# Looking to buy first H&K need expert help



## thomasward00 (Jan 3, 2008)

Hello,

I have the opportunity to buy a H&K USP Compact in .357 Sig for 549.00 shipped, I have a few questions. I know that this gun has been discontinued, I have no problem with that, but have 2 very important questions. I've heard that the .357 sig in the compact has a very rude recoil, also can I buy and drop in a 40 cal barrel in this gun and would it perform just as good?


Thanks in advance...


----------



## thomasward00 (Jan 3, 2008)

Update:

I went and rented a .357 Sig and I love it, ordered my USP Compact today and should have it early next week.


----------



## Blkhawk73 (Sep 2, 2006)

It will be snappy but so will the .40 cal chambering.

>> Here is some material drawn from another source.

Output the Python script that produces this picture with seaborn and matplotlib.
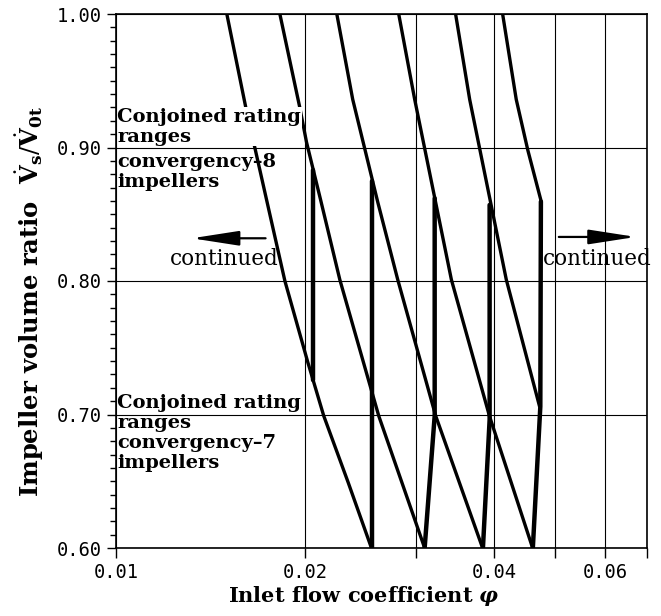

Not bad just something you'll need to get used to to be proficient. of course after the new bbl and new recoil assembly (different recoil pressure curves) you'll be about at the price of a average priced one anyways. Second, .357 Sig ammo is a bit more costly than other ammo so cnsider that as well if you don't reload. 
While it is listed in some HK literature, I don't not belive they offer nor fit auxiallary bbls. Some after market compnaies offer them but unsure about for which model. 
With the new Hk models coming out the USP and USPcompact are seeing prices drop maybe keep you eyes open for a .40 or a 9mm.


----------